The Pennsylvania Superior Court has upheld summary judgment in an unpublished opinion in a case involving Ohio plaintiffs who alleged that a woman's use of the antidepressant Paxil during her pregnancy led to birth defects in her daughter's heart.
The panel was made up of Senior Judge Gene Strassburger, who wrote the memorandum opinion, and Judges Anne E. Lazarus and Paula Francisco Ott. Lazarus and Ott concurred in the result without writing separate concurrences.
Strassburger said, "We are constrained to conclude" that Mary and Dean Pettit waived one aspect of their appeal. The Pettits failed to address in their concise statement of issues upon appeal, Strassburger said, the trial judge's decision to base summary judgment on issues of proximate causation and the learned intermediary doctrine under which drug companies must make the warnings about their products to prescribers, not to consumers themselves.
The Pettits' daughter, Danielle Pettit, had a stroke after having surgery for her congenital heart defect at the age of 8 months.

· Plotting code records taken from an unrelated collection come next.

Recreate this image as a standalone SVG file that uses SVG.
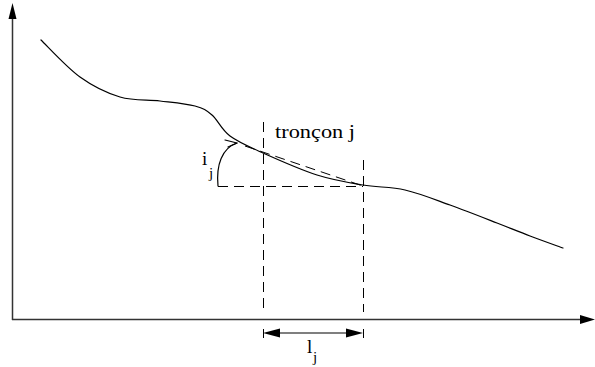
<svg xmlns="http://www.w3.org/2000/svg" width="595" height="367" viewBox="0 0 595 367">
<style>
.ax{stroke:#333;stroke-width:1.5;fill:none}
.dash{stroke:#000;stroke-width:1;fill:none;stroke-dasharray:10,6}
.ln{stroke:#000;stroke-width:1.2;fill:none;stroke-linejoin:round;stroke-linecap:round}
.t{font-family:"Liberation Serif",serif;fill:#000}
</style>
<rect width="595" height="367" fill="#fff"/>
<g id="axes">
<line class="ax" x1="12.5" y1="320" x2="12.5" y2="17"/>
<polygon points="12.5,3 8.5,19 16.5,19" fill="#000"/>
<line class="ax" x1="12" y1="319.5" x2="581" y2="319.5"/>
<polygon points="595,319.5 580,315 580,324" fill="#000"/>
</g>
<g id="curve">
<path class="ln" d="M41,40 C47.5,46.2 66.8,67.5 80,77 C93.2,86.5 106.7,93 120,97 C133.3,101 147.5,99.5 160,101 C172.5,102.5 186.3,103.7 195,106 C203.7,108.3 206.2,110 212,115 C217.8,120 221.5,129.7 230,136 C238.5,142.3 248.5,146.5 263,153 C277.5,159.5 300.3,169.7 317,175 C333.7,180.3 348.3,182.5 363,185 C377.7,187.5 390.5,186.7 405,190 C419.5,193.3 434.7,199.5 450,205 C465.3,210.5 483.7,217.8 497,223 C510.3,228.2 519,231.8 530,236 C541,240.2 557.5,246 563,248"/>
</g>
<g id="connectors">
<line class="dash" x1="263.5" y1="122" x2="263.5" y2="312"/>
<line class="dash" x1="363.5" y1="160" x2="363.5" y2="312"/>
<line class="dash" x1="218" y1="186.5" x2="363" y2="186.5"/>
<line class="dash" x1="245" y1="146" x2="363" y2="186"/>
<path class="ln" d="M218,186 C216,165 222,148 237,143"/>
<polyline class="ln" points="225,140 237,143 228,147"/>
<line x1="263.5" y1="329" x2="263.5" y2="338" stroke="#000" stroke-width="1"/>
<line x1="363.5" y1="329" x2="363.5" y2="338" stroke="#000" stroke-width="1"/>
<line x1="275" y1="333" x2="351" y2="333" stroke="#000" stroke-width="1.2"/>
<polygon points="263,333 280,328.5 280,337.5" fill="#000"/>
<polygon points="363,333 346,328.5 346,337.5" fill="#000"/>
</g>
<g id="labels">
<text class="t" x="275" y="138" font-size="19" textLength="80" lengthAdjust="spacingAndGlyphs">tronçon j</text>
<text class="t" x="202" y="165" font-size="19">i</text>
<text class="t" x="209" y="178" font-size="15">j</text>
<text class="t" x="307" y="353" font-size="19">l</text>
<text class="t" x="313" y="362" font-size="15">j</text>
</g>
</svg>
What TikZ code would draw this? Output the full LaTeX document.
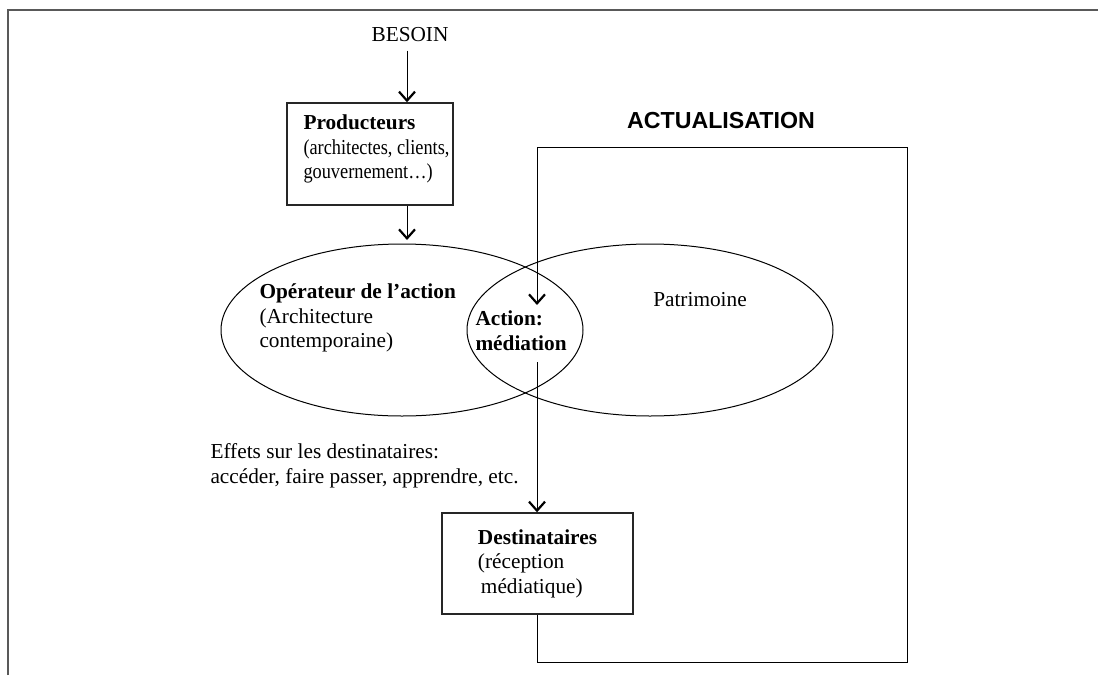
\documentclass[tikz,border=0pt]{standalone}
\usepackage{fontspec}
\setmainfont{Liberation Serif}
\newfontfamily\actufont{Liberation Sans}
\newfontfamily\serree[FakeStretch=0.86]{Liberation Serif}
\usetikzlibrary{arrows.meta,shapes.geometric}

\begin{document}
\begin{tikzpicture}[
                x=0.5pt, y=-0.5pt,
                every node/.style={
                  font=\fontsize{10.65}{12.3}\selectfont,
                  inner sep=0pt,
                },
                boite/.style={
                  draw=black!85,
                  line width=0.7pt,
                  rectangle,
                  align=left,
                },
                bulle/.style={
                  draw,
                  line width=0.5pt,
                  ellipse,
                },
                line width=0.5pt,
                >={Straight Barb[length=4.5pt,width=8pt,line width=1.1pt]},
              ]
              \useasboundingbox (0,0) rectangle (1098,675) ;
              \draw[black!65, line width=0.9pt] (8,675) -- (8,10) -- (1098,10) ;
              % haut
              \node at (410,35) (besoin) {BESOIN} ;
              \node[boite, minimum width=83pt, minimum height=51pt] at (370,154) (prod) {} ;
              \node[anchor=west, align=left] at (303,149) (prodtxt)
                {\textbf{Producteurs}\\{\serree (architectes, clients,}\\{\serree gouvernement…)}} ;
              \node[font=\actufont\bfseries\fontsize{11.6}{14}\selectfont] at (721,121) (actu) {ACTUALISATION} ;
              % ellipses
              \node[bulle, minimum width=181pt, minimum height=86pt] at (402,330) (operell) {} ;
              \node[bulle, minimum width=183pt, minimum height=86pt] at (650,330) (patrell) {} ;
              \node[anchor=west, align=left] at (259,318) (oper)
                {\textbf{Opérateur de l’action}\\(Architecture\\contemporaine)} ;
              \node at (700,300) (patri) {Patrimoine} ;
              \node[anchor=west, align=left, font=\bfseries\fontsize{10.65}{12.3}\selectfont] at (475,331) (medi)
                {Action:\\médiation} ;
              % bas
              \node[anchor=west, align=left] at (210,466) (effets)
                {Effets sur les destinataires:\\accéder, faire passer, apprendre, etc.} ;
              \node[boite, minimum width=95.5pt, minimum height=50.5pt] at (537.5,563.5) (dest)
                {\textbf{Destinataires}\\(réception\\\hspace{1.5pt}médiatique)} ;
              \coordinate (looptl) at (537,147) ;
              \coordinate (looptr) at (907,147) ;
              \coordinate (loopbr) at (907,662) ;
              \coordinate (loopbl) at (537,662) ;
              \coordinate (medin) at (537,305) ;
              \coordinate (medout) at (537,362) ;
              \draw[->] ([yshift=-4pt]besoin.south -| 407,0) -- (prod.north -| 407,0) ;
              \draw[->] (prod.south -| 407,0) -- (407,240) ;
              \draw[->] (dest.south -| loopbl) -- (loopbl) -- (loopbr) -- (looptr) -- (looptl) -- (medin) ;
              \draw[->] (medout) -- (dest.north -| medout) ;
              \end{tikzpicture}
\end{document}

Danielle Pettit died in July 2007 at the age of 10.
But Strassburger said in his opinion March 4 that Philadelphia Court of Common Pleas Senior Judge Sandra Mazer Moss should not have granted summary judgment by concluding, as a matter of law, that Mary Pettit had not taken Paxil during her pregnancy.
During oral argument, Strassburger wondered how a fact-finder could believe any of Pettit's stories when she changed her story on who prescribed her Paxil and when the plaintiff first said she was given Paxil through prescriptions but in the end finally said she was given Paxil through samples alone.
Strassburger reasoned in the decision March 4 that Moss made the case "why the jury might not believe that Mary ever took Paxil at all, let alone during her pregnancy," by setting out in one of Moss' opinions that "'there is absolutely no documentary evidenceno doctor, hospital, pharmacy or medical record of any kindwhich indicates Mary took Paxil.'"
Moss, according to court papers, reasoned that under Ohio law the Ohio plaintiffs had to show Pettit's prescriber relied upon information furnished by the drugmaker and that: "'There's just not enough. There just has to be a line drawn before you come into a jurisdiction and make serious allegations. There has to be some rudimentary element of proof. Even if it was an ER record that mentioned a particular drug, it would probably be enough.'"
But the standard for granting summary judgment is that a trial judge must determine that there is no genuine issue to any material fact at all, and that doubts about the existence of a genuine issue must be resolved against the party seeking summary judgment, Strassburger said.
The physician who allegedly prescribed or provided the medication testified that he did not remember Pettit, and that he no longer had his medical records after selling his practice. Emergency-room records around that time listed Dr. George Huntress as Pettit's physician, the plaintiffs argued, while drugmaker GlaxoSmithKline said in court papers that Pettit never told other health care providers that she was using Paxil.